Calavera began by touching upon cooperation among Western Balkan countries at the regional level. “A stronger cooperation is necessary to come closer to the ultimate end of EU membership. Moreover, democratic reforms and rule of law are essential components, and it will be for Western Balkan citizens rather than the Commission to pronounce whether they have been implemented”, she said. “Investments in the Western Balkan region will not produce a real impact if reforms are lacking.”

“However, the work yet to be done concerns not only the Western Balkan 6, but also the EU Member States themselves. In fact, the EU needs to be truly open to welcoming new members, and it needs to be functional. Moreover, the highly negative perception among the population of the EU on the potential accession of new member states needs to be addressed”, Calavera said.

She concluded by saying that having the Western Balkans Six and the EU 28 sitting together in a Summit was historical, and in spite of the challenges, it was a landmark step toward eventual negotiations.

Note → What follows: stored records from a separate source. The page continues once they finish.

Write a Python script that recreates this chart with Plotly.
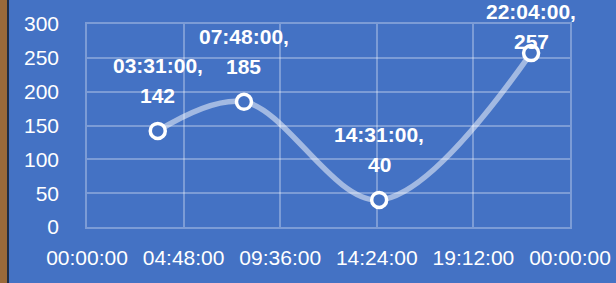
import plotly.graph_objects as go

times = ["03:31:00", "07:48:00", "14:31:00", "22:04:00"]
values = [142, 185, 40, 257]
x_ticks = ["00:00:00", "04:48:00", "09:36:00", "14:24:00", "19:12:00", "00:00:00"]
y_ticks = [0, 50, 100, 150, 200, 250, 300]

DAY = "2024-01-01 "
xs = [DAY + t for t in times]

BG = "#4472C4"
FONT = "Liberation Sans"

fig = go.Figure()
fig.add_trace(go.Scatter(
    x=xs, y=values, mode="lines+markers",
    line=dict(shape="spline", smoothing=1.0, color="rgba(255,255,255,0.5)", width=5.5),
    marker=dict(size=15, color=BG, line=dict(color="white", width=3.5)),
    hoverinfo="skip",
))

# data labels (two lines each), last one pushed down like the original
line2_shift = [22, 22, 22, -2]
for x, t, v, s in zip(xs, times, values, line2_shift):
    fig.add_annotation(x=x, y=v, text="<b>%s</b>" % v, showarrow=False,
                       yanchor="bottom", yshift=s,
                       font=dict(family=FONT, size=21, color="white"))
    fig.add_annotation(x=x, y=v, text="<b>%s,</b>" % t, showarrow=False,
                       yanchor="bottom", yshift=s + 30,
                       font=dict(family=FONT, size=21, color="white"))

# left edge strip from the screenshot
pw = 616 - 87 - 46
fig.add_shape(type="rect", xref="paper", yref="paper", x0=-87 / pw, x1=-80 / pw,
              y0=-1, y1=2, fillcolor="#9a6a3a", line_width=0, layer="above")
fig.add_shape(type="rect", xref="paper", yref="paper", x0=-80 / pw, x1=-78 / pw,
              y0=-1, y1=2, fillcolor="#1f2d45", line_width=0, layer="above")

fig.update_layout(
    width=616, height=283,
    margin=dict(l=87, r=46, t=24, b=56, autoexpand=False),
    paper_bgcolor=BG, plot_bgcolor=BG,
    showlegend=False,
    font=dict(family=FONT, size=21, color="white"),
    xaxis=dict(
        type="date", automargin=False,
        range=[DAY + "00:00:00", "2024-01-02 00:00:00"],
        tickvals=[DAY + "00:00:00", DAY + "04:48:00", DAY + "09:36:00", DAY + "14:24:00", DAY + "19:12:00", "2024-01-02 00:00:00"],
        ticktext=x_ticks,
        showgrid=True, gridcolor="rgba(255,255,255,0.3)", gridwidth=1.5,
        showline=True, linecolor="rgba(255,255,255,0.3)", linewidth=1.5, mirror=True,
        zeroline=False, ticks="", ticklabelstandoff=11,
        tickfont=dict(family=FONT, size=21, color="white"),
    ),
    yaxis=dict(
        range=[0, 300], tickvals=y_ticks, automargin=False,
        showgrid=True, gridcolor="rgba(255,255,255,0.3)", gridwidth=1.5,
        showline=True, linecolor="rgba(255,255,255,0.3)", linewidth=1.5, mirror=True,
        zeroline=False, ticks="", ticklabelstandoff=22,
        tickfont=dict(family=FONT, size=21, color="white"),
    ),
)

fig.write_html("out.html", config={"displayModeBar": False},
               post_script="document.body.style.margin='0';document.body.style.overflow='hidden';")
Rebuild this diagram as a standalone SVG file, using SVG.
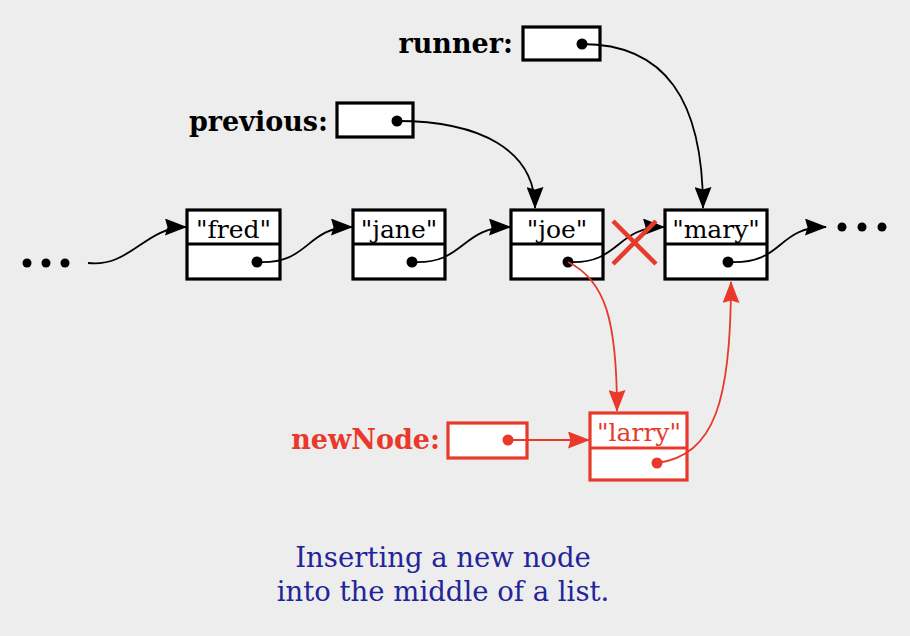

According to Anna Orosz, Research Fellow at the Institute for Foreign Affairs and Trade (IFAT, HU), “the Sofia Summit was the first test of what can be expected in the coming months from the European institutions and the Member States”.

Eduard Kukan, member of the European Parliament (EPP/SK), Chair of the EU-Serbia SAPC and delegated Chair of the AFET Working Group on Western Balkans, said that the Summit was a successful and positive event which brought the enlargement agenda to the table. “However, it was not a ‘game changer’, and unfortunately, it did not bring anything new and concrete. If the expectations were very high, the conclusions were just realistic”, he said.

Kukan stated that the Sofia Summit should be used as a soft power instrument in negotiations between the European Commission and candidate countries. In order to use it as a supportive tool for EU enlargement strategies, it is necessary to mention it in discussions and always refer to it.

Tomasz Zornaczuk, Head of the Central European Program and Research Fellow for Western Balkans and EU Enlargement at the Polish Institute of International Affairs (PISM), said that in the last months there has been a revival of EU interest in the Western Balkans. “It was reflected in the Sofia Summit, which produced positive results, especially regarding the dialogue about stability and democracy.” However, he criticized the slow progress of the rule of law and freedom of the press in the Western Balkan countries.